Print exactly, and only, the lines running from the line containing "Reproduce this diagram with TikZ." through the end of the records below.

——————

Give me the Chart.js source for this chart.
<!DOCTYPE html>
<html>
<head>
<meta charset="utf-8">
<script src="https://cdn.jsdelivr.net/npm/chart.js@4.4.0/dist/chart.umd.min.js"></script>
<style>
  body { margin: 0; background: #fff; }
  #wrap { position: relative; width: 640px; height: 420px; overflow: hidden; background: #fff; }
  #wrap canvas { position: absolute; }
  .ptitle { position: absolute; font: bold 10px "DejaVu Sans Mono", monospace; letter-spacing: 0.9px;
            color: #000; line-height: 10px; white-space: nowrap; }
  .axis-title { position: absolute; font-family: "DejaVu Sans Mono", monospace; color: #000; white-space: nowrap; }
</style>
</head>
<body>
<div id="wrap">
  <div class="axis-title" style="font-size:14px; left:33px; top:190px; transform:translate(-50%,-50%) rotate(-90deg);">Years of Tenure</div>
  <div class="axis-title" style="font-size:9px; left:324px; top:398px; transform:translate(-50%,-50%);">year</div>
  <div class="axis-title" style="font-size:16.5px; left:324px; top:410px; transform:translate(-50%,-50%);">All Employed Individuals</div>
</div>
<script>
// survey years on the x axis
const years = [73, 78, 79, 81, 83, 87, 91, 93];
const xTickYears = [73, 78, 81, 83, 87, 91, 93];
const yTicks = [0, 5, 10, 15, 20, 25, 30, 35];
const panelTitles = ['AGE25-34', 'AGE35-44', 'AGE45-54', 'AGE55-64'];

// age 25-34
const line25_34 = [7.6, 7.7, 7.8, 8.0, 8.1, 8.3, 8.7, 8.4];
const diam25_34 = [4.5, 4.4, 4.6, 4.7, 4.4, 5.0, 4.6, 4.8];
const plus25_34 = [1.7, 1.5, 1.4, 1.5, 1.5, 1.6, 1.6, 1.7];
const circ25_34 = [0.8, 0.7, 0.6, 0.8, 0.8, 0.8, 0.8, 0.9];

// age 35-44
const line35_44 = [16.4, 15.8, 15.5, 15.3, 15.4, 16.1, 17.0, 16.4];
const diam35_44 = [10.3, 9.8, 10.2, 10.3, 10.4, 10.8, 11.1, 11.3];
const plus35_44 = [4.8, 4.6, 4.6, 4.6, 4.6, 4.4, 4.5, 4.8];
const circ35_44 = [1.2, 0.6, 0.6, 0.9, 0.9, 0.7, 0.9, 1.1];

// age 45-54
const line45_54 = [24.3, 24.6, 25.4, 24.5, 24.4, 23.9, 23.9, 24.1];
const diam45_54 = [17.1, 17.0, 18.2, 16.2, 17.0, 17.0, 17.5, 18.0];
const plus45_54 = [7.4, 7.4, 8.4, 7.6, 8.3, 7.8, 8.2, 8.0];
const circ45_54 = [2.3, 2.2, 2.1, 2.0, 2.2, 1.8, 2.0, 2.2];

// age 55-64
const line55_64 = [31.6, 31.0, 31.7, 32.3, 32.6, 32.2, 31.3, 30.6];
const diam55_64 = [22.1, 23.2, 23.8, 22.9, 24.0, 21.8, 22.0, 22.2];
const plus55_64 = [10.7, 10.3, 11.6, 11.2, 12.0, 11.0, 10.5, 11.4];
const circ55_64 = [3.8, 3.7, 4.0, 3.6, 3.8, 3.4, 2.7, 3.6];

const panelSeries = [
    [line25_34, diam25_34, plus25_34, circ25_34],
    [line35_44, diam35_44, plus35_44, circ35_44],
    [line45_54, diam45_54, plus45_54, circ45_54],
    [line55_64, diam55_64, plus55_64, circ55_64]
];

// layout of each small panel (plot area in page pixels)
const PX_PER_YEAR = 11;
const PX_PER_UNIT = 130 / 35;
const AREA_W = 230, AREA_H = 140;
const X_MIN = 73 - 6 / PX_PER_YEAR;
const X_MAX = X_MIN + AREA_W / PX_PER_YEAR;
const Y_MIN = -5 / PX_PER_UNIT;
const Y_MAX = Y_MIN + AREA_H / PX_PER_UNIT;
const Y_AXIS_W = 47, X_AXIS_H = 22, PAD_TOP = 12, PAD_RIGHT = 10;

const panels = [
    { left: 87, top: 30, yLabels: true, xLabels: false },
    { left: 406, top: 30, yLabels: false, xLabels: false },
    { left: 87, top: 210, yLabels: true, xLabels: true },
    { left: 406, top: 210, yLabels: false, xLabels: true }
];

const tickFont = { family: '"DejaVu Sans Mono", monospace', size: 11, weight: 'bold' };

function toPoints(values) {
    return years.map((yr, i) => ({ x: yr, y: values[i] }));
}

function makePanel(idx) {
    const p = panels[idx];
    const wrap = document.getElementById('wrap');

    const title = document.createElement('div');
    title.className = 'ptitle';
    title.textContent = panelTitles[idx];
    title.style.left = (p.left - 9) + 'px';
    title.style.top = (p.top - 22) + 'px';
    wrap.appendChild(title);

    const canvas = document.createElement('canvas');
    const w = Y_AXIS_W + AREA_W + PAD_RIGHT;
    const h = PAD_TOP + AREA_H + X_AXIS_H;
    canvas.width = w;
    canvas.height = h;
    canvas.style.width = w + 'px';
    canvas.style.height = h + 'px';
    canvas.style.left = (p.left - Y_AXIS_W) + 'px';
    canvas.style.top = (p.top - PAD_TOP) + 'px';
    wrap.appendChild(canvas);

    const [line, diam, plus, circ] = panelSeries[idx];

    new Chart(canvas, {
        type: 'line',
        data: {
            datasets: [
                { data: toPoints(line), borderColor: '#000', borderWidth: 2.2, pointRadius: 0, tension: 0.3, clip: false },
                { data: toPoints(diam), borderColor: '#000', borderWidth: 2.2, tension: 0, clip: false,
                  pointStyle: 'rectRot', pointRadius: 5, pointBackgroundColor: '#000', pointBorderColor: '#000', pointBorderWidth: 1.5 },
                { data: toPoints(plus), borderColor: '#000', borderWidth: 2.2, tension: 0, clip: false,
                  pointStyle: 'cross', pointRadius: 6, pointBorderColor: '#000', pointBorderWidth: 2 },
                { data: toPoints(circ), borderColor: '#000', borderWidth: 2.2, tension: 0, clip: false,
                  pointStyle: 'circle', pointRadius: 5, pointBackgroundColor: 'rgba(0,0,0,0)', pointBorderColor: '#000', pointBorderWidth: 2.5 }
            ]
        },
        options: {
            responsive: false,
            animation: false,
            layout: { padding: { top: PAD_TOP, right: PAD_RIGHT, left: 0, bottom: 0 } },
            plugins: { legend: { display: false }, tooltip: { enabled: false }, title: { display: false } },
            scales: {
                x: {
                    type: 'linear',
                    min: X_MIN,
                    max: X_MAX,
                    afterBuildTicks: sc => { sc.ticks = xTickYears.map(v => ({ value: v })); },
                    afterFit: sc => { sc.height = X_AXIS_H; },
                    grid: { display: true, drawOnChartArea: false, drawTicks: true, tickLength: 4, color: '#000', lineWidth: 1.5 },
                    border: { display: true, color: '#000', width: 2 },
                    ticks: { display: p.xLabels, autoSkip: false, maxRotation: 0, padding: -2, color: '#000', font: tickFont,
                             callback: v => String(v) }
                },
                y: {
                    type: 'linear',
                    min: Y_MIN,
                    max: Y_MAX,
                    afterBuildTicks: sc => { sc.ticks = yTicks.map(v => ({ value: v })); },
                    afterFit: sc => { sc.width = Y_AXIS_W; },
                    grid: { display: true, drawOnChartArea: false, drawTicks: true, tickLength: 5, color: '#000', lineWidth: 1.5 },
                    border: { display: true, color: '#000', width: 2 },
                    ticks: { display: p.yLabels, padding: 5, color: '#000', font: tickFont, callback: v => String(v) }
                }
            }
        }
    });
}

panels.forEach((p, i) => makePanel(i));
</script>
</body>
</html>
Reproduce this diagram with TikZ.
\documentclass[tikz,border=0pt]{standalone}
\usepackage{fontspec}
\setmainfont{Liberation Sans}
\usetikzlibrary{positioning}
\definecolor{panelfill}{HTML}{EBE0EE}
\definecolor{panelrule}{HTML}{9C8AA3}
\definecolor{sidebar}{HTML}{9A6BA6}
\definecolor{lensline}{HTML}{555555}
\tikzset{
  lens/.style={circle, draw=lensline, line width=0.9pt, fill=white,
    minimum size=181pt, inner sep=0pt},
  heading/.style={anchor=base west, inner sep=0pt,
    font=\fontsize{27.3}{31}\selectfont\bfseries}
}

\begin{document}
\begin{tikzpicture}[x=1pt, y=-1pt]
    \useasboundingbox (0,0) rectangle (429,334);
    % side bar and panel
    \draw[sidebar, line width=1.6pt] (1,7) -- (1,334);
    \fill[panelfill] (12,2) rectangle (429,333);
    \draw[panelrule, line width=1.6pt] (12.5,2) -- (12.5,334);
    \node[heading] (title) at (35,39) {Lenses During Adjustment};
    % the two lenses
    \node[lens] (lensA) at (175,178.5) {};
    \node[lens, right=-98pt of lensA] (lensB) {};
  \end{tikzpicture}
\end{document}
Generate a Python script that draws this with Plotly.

——————

> [The reply]:
Reproduce this diagram with TikZ.
\documentclass[tikz,border=0pt]{standalone}
\usepackage{fontspec}
\setmainfont{Liberation Sans}
\usetikzlibrary{positioning}
\definecolor{panelfill}{HTML}{EBE0EE}
\definecolor{panelrule}{HTML}{9C8AA3}
\definecolor{sidebar}{HTML}{9A6BA6}
\definecolor{lensline}{HTML}{555555}
\tikzset{
  lens/.style={circle, draw=lensline, line width=0.9pt, fill=white,
    minimum size=181pt, inner sep=0pt},
  heading/.style={anchor=base west, inner sep=0pt,
    font=\fontsize{27.3}{31}\selectfont\bfseries}
}

\begin{document}
\begin{tikzpicture}[x=1pt, y=-1pt]
    \useasboundingbox (0,0) rectangle (429,334);
    % side bar and panel
    \draw[sidebar, line width=1.6pt] (1,7) -- (1,334);
    \fill[panelfill] (12,2) rectangle (429,333);
    \draw[panelrule, line width=1.6pt] (12.5,2) -- (12.5,334);
    \node[heading] (title) at (35,39) {Lenses During Adjustment};
    % the two lenses
    \node[lens] (lensA) at (175,178.5) {};
    \node[lens, right=-98pt of lensA] (lensB) {};
  \end{tikzpicture}
\end{document}
Generate a Python script that draws this with Plotly.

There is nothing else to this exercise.